Foi a primeira vez que ocorreu uma investigação em grande escala. Os representantes da ONU foram, porém, não puderam entrar no país. Em vez disso, a comissão questionou cerca de 300 testemunhas em várias cidades do mundo ao longo de meses. No final, chegou a um quadro chocante da situação.
"Uma testemunha tinha a tarefa de eliminar os corpos de prisioneiros que morreram de fome", disse Kirby, na época, em entrevista à DW. "Mas ele não tinha o equipamento necessário para isso. Então, ele queimou os corpos numa grande cuba, e as cinzas e as partes restantes dos corpos foram usadas como fertilizante em campos próximos. Ele dizia que era um bom adubo."
Uma mulher relatou como teve que segurar seu bebê de cabeça para baixo num balde cheio de água até ele se afogar. Ela também havia fugido para a China. Antes de ser capturada, havia engravidado de um homem chinês.
O relatório mostrou situações dramáticas e chocantes, mas, desde sua publicação, as condições nas prisões e campos de trabalho forçados aparentemente não mudaram. Barr pede que a comunidade internacional continue reunindo evidências de abusos dos direitos humanos na Coreia da Norte e busque maneiras de, algum dia, levar os responsáveis à Justiça.
Sozinha com seus demônios
As mulheres entrevistadas pela HRW para o relatório deixaram a Coreia do Norte para trás, mas não suas experiências e memórias. Assim que chegam à Coreia do Sul, elas passam alguns meses num centro de apoio para refugiados norte-coreanos.

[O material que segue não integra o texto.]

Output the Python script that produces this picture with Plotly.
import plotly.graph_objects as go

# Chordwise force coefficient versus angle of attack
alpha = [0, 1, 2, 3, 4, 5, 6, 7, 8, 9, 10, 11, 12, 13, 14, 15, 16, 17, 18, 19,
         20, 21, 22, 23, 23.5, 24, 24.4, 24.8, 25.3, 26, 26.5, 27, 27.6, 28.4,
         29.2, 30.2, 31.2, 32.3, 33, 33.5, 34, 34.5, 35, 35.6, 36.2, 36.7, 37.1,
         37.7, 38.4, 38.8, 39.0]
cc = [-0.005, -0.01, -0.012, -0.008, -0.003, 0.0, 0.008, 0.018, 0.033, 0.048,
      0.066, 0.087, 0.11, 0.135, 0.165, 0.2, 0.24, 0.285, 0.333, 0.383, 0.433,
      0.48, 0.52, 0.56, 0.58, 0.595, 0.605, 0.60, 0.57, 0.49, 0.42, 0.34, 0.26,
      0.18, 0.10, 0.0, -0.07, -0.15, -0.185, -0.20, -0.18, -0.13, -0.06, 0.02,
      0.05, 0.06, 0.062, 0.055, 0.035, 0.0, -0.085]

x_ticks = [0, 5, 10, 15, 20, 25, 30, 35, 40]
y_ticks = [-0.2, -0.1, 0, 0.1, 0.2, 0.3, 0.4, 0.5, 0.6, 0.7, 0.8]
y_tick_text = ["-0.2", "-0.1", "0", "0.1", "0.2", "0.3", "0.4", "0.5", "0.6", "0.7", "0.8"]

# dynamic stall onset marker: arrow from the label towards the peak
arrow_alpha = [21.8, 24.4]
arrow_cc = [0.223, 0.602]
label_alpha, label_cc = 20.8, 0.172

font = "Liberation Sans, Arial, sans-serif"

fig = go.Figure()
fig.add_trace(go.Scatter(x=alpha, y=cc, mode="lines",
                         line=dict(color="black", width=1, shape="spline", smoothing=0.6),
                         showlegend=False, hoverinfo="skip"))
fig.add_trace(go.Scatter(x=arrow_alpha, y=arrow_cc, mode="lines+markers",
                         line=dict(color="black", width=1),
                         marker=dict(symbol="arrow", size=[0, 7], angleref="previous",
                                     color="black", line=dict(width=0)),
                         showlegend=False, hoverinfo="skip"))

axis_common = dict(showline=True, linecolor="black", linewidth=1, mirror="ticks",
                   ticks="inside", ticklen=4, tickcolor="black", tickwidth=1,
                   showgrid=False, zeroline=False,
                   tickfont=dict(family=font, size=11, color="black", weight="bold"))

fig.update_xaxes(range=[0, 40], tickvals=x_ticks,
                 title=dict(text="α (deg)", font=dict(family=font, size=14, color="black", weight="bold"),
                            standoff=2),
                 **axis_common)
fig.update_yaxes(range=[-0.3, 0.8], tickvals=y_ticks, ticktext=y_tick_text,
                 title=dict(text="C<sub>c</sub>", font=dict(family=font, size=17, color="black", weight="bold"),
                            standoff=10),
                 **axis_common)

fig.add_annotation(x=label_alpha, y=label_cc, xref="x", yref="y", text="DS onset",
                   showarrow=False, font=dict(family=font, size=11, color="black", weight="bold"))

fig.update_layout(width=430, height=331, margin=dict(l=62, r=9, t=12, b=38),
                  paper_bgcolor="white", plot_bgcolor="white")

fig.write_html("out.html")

"Nessa instituição, administrada pelo governo sul-coreano, elas são avaliadas física e psicologicamente e recebem aconselhamento. Além disso, obtêm dicas para o cotidiano, como, por exemplo, como usar um celular ou operar caixas eletrônicos", conta Barr.
Mesmo depois há oportunidade de se buscar ajuda psicológica, por exemplo em ONGs ou igrejas. "No entanto, é preciso dizer que o receio de fazer um tratamento psicológico é muito grande na Coreia do Sul – por medo de serem estigmatizadas. Por essa razão, muitas vítimas acabam não procurando ajuda ou fazem isso em segredo", acrescenta.